Harcerze mieli też kilka zadań do wykonania. Były to zadania głównie indywidualne, czasem w parach; dotyczyły pisania próby przewodnikowskiej, rozliczania imprezy, autoprezentacji czy uczyły pisania rozkazu drużynowego. Na podstawie zadań, z którymi uczestnicy poradzili sobie sprawnie i poprawnie, oraz oceniając zaangażowanie uczestników kursu, zdecydowaliśmy, kto może zaliczyć kurs z wynikiem pozytywnym.

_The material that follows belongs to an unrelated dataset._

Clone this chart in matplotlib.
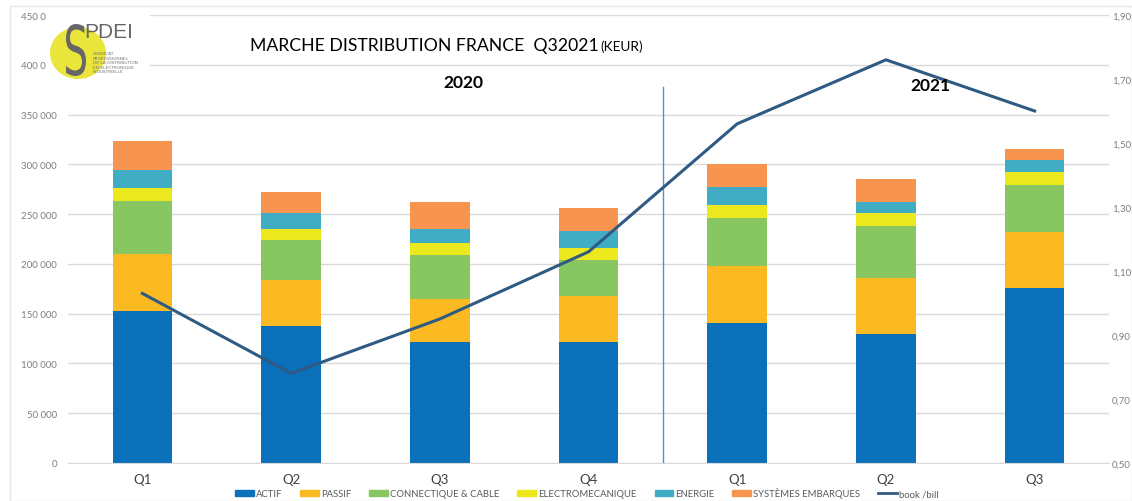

Jak się okazało, cała grupa była zmotywowana, chętna do pracy i aktywna, dlatego też WSZYSCY kursanci otrzymali dyplom ukończenia kursu z wynikiem pozytywnym, z czego cieszyli się uczestnicy, jak i my- organizatorzy J

Sześć dni minęły bardzo szybko i nadszedł czas pożegnania… Mamy nadzieję jednak, że z większością zobaczymy się na kursie drużynowych zuchowych i wędrowniczych już pod koniec marca!